Task instructions
Give every line back verbatim, dropping all images.

==== Data

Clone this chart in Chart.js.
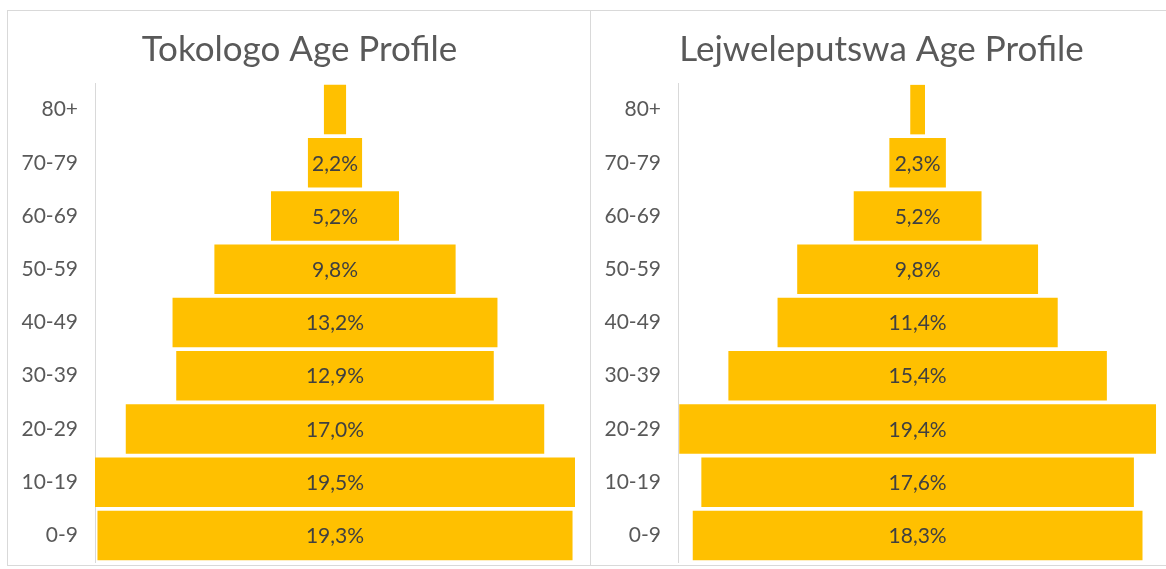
<!DOCTYPE html>
<html>
<head>
<meta charset="utf-8">
<script src="https://cdn.jsdelivr.net/npm/chart.js@4"></script>
<style>
  body { margin: 0; background: #fff; width: 1166px; height: 569px; overflow: hidden; position: relative; }
  .panel { position: absolute; top: 10px; height: 554px; border: 1px solid #d9d9d9; background: #fff; }
  #leftPanel { left: 7px; width: 583px; }
  #rightPanel { left: 590px; width: 600px; }
</style>
</head>
<body>
<div class="panel" id="leftPanel"><canvas id="tokologo" width="583" height="554"></canvas></div>
<div class="panel" id="rightPanel"><canvas id="lejwe" width="581" height="554"></canvas></div>

<script>
// age groups, top row first
const ageGroups = ['80+', '70-79', '60-69', '50-59', '40-49', '30-39', '20-29', '10-19', '0-9'];

// share of population in %, same order
const tokologo = [0.9, 2.2, 5.2, 9.8, 13.2, 12.9, 17.0, 19.5, 19.3];
const lejweleputswa = [0.6, 2.3, 5.2, 9.8, 11.4, 15.4, 19.4, 17.6, 18.3];

const barColour = '#FFC000';
const textGrey = '#595959';
const fontName = 'Lato, "Open Sans", sans-serif';

// writes the % value in the middle of each bar (the smallest one has none)
const barLabels = {
    id: 'barLabels',
    afterDatasetsDraw(chart) {
        const ctx = chart.ctx;
        const vals = chart.data.datasets[0].pct;
        const meta = chart.getDatasetMeta(0);
        ctx.save();
        ctx.fillStyle = '#404040';
        ctx.font = '21px ' + fontName;
        ctx.textAlign = 'center';
        ctx.textBaseline = 'middle';
        meta.data.forEach((bar, i) => {
            if (vals[i] < 1) return;
            const txt = vals[i].toFixed(1).replace('.', ',') + '%';
            ctx.fillText(txt, (bar.base + bar.x) / 2, bar.y + 1);
        });
        ctx.restore();
    }
};

function makePyramid(canvasId, title, values, xMax) {
    const ctx = document.getElementById(canvasId).getContext('2d');
    return new Chart(ctx, {
        type: 'bar',
        data: {
            labels: ageGroups,
            datasets: [{
                data: values.map(v => [-v / 2, v / 2]),
                pct: values,
                backgroundColor: barColour,
                borderWidth: 0,
                barPercentage: 0.93,
                categoryPercentage: 1.0
            }]
        },
        options: {
            indexAxis: 'y',
            responsive: false,
            animation: false,
            layout: { padding: { top: 0, right: 0, bottom: 3, left: 0 } },
            plugins: {
                legend: { display: false },
                tooltip: { enabled: false },
                title: {
                    display: true,
                    text: title,
                    color: textGrey,
                    font: { family: fontName, size: 35, weight: 'normal' },
                    padding: { top: 18, bottom: 12 }
                }
            },
            scales: {
                x: {
                    display: false,
                    min: -9.75,
                    max: xMax
                },
                y: {
                    // fixed axis width, and no extra room above/below the bars
                    afterFit(scale) {
                        scale.width = 87;
                        scale.paddingTop = 0;
                        scale.paddingBottom = 0;
                    },
                    grid: { display: false, drawTicks: false },
                    border: { display: true, color: '#d9d9d9', width: 1 },
                    ticks: {
                        color: textGrey,
                        padding: 17,
                        font: { family: fontName, size: 21 }
                    }
                }
            }
        },
        plugins: [barLabels]
    });
}

makePyramid('tokologo', 'Tokologo Age Profile', tokologo, 10.4);
makePyramid('lejwe', 'Lejweleputswa Age Profile', lejweleputswa, 10.35);
</script>
</body>
</html>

========

Result of this exercise
Clone this chart in Chart.js.
<!DOCTYPE html>
<html>
<head>
<meta charset="utf-8">
<script src="https://cdn.jsdelivr.net/npm/chart.js@4"></script>
<style>
  body { margin: 0; background: #fff; width: 1166px; height: 569px; overflow: hidden; position: relative; }
  .panel { position: absolute; top: 10px; height: 554px; border: 1px solid #d9d9d9; background: #fff; }
  #leftPanel { left: 7px; width: 583px; }
  #rightPanel { left: 590px; width: 600px; }
</style>
</head>
<body>
<div class="panel" id="leftPanel"><canvas id="tokologo" width="583" height="554"></canvas></div>
<div class="panel" id="rightPanel"><canvas id="lejwe" width="581" height="554"></canvas></div>

<script>
// age groups, top row first
const ageGroups = ['80+', '70-79', '60-69', '50-59', '40-49', '30-39', '20-29', '10-19', '0-9'];

// share of population in %, same order
const tokologo = [0.9, 2.2, 5.2, 9.8, 13.2, 12.9, 17.0, 19.5, 19.3];
const lejweleputswa = [0.6, 2.3, 5.2, 9.8, 11.4, 15.4, 19.4, 17.6, 18.3];

const barColour = '#FFC000';
const textGrey = '#595959';
const fontName = 'Lato, "Open Sans", sans-serif';

// writes the % value in the middle of each bar (the smallest one has none)
const barLabels = {
    id: 'barLabels',
    afterDatasetsDraw(chart) {
        const ctx = chart.ctx;
        const vals = chart.data.datasets[0].pct;
        const meta = chart.getDatasetMeta(0);
        ctx.save();
        ctx.fillStyle = '#404040';
        ctx.font = '21px ' + fontName;
        ctx.textAlign = 'center';
        ctx.textBaseline = 'middle';
        meta.data.forEach((bar, i) => {
            if (vals[i] < 1) return;
            const txt = vals[i].toFixed(1).replace('.', ',') + '%';
            ctx.fillText(txt, (bar.base + bar.x) / 2, bar.y + 1);
        });
        ctx.restore();
    }
};

function makePyramid(canvasId, title, values, xMax) {
    const ctx = document.getElementById(canvasId).getContext('2d');
    return new Chart(ctx, {
        type: 'bar',
        data: {
            labels: ageGroups,
            datasets: [{
                data: values.map(v => [-v / 2, v / 2]),
                pct: values,
                backgroundColor: barColour,
                borderWidth: 0,
                barPercentage: 0.93,
                categoryPercentage: 1.0
            }]
        },
        options: {
            indexAxis: 'y',
            responsive: false,
            animation: false,
            layout: { padding: { top: 0, right: 0, bottom: 3, left: 0 } },
            plugins: {
                legend: { display: false },
                tooltip: { enabled: false },
                title: {
                    display: true,
                    text: title,
                    color: textGrey,
                    font: { family: fontName, size: 35, weight: 'normal' },
                    padding: { top: 18, bottom: 12 }
                }
            },
            scales: {
                x: {
                    display: false,
                    min: -9.75,
                    max: xMax
                },
                y: {
                    // fixed axis width, and no extra room above/below the bars
                    afterFit(scale) {
                        scale.width = 87;
                        scale.paddingTop = 0;
                        scale.paddingBottom = 0;
                    },
                    grid: { display: false, drawTicks: false },
                    border: { display: true, color: '#d9d9d9', width: 1 },
                    ticks: {
                        color: textGrey,
                        padding: 17,
                        font: { family: fontName, size: 21 }
                    }
                }
            }
        },
        plugins: [barLabels]
    });
}

makePyramid('tokologo', 'Tokologo Age Profile', tokologo, 10.4);
makePyramid('lejwe', 'Lejweleputswa Age Profile', lejweleputswa, 10.35);
</script>
</body>
</html>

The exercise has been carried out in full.